Navigation showed special utility in multiple scenarios (Fig. 4). It helped us to recognize complex pedicle trajectory in severely rotated and deformed pedicles. AIRO® demonstrated a dramatic difference between concave and convex side pedicles in terms of trajectory, dimensions, and orientation. The significant difference in pedicle anatomy at adjacent levels was identified in this series. Malpositioned pedicle screws were prevented in widely placed pedicles. It allowed screw placement in pedicles too thin for even smallest screw available and helped in the identification of regions of the deformity with absent pedicles. In congenital scoliosis, navigation helped us to characterize the anatomy of hemivertebra, define the osteotomy margins as well as real-time guidance during the procedure as well.

Fig. 4
figure 4

Special utility of AIRO® iCT navigation in different scenarios, a dramatic difference between concave and convex side pedicles of T7 vertebra in terms of trajectory, dimensions, and orientation, b vastly different pedicle dimensions at adjacent levels seen with; right L3 pedicle showing wide pedicle diameter, while right L4 pedicle showing altered body-pedicle angle, and c showing a significant buckling collapse with scoliotic deformity. Though the patient is lying prone, the deformed T8 pedicle appears to be nearly horizontally oriented. Thus, the screw insertion trajectory was significantly contorted. d Routine starting point at the left L3 pedicle likely to result in intra-canal pedicle screw placement

Full size image

CT navigation allows a real-time view of the pedicle and probe trajectory. It also allows for small alterations in the starting point and screw trajectory to determine the optimum tract for the navigated probe. In many instances, the trajectory selected using intraoperative CT navigation guidance is quite different, which would be anticipated from the standard surface landmarks and pre-operative templating.
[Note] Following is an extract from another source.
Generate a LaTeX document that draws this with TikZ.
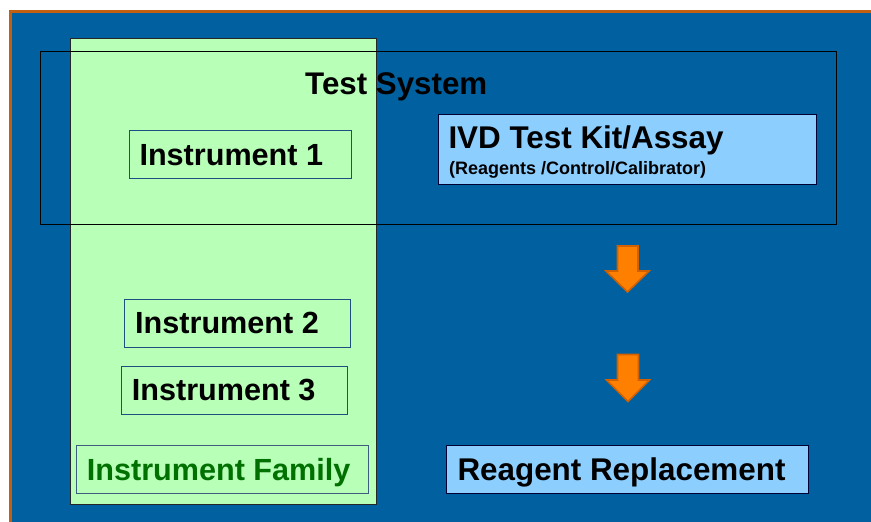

Screw placement should occur immediately after the registration scan without further decompression, facetectomy, or discectomy. Segmental motion allows for a potential slight shift of vertebral segments with respect to each other during bone and disc space work, which may lead to diminished screw accuracy and result in pedicle breaches. Using such precautions AIRO® iCT navigation can give excellent result even in complex deformity scenarios.

Conclusion

Studies comparing accuracy of different forms of navigation have an inherent flaw; in that, the technical difficulty of screw placement, depending on the disease pathology and pedicle morphology, is not standardized. To overcome this deficiency in the literature, we have devised a classification with five types of increasingly complex pedicle screw insertion scenarios. This will allow for comparison on studies using different navigation-based technologies and results from various institutions. The study also assessed accuracy of AIRO navigation systems, where the study population was limited to technically challenging pedicles for screw placement. We found an accuracy of 96.2% and found AIRO to be safe and useful in complex spinal deformity.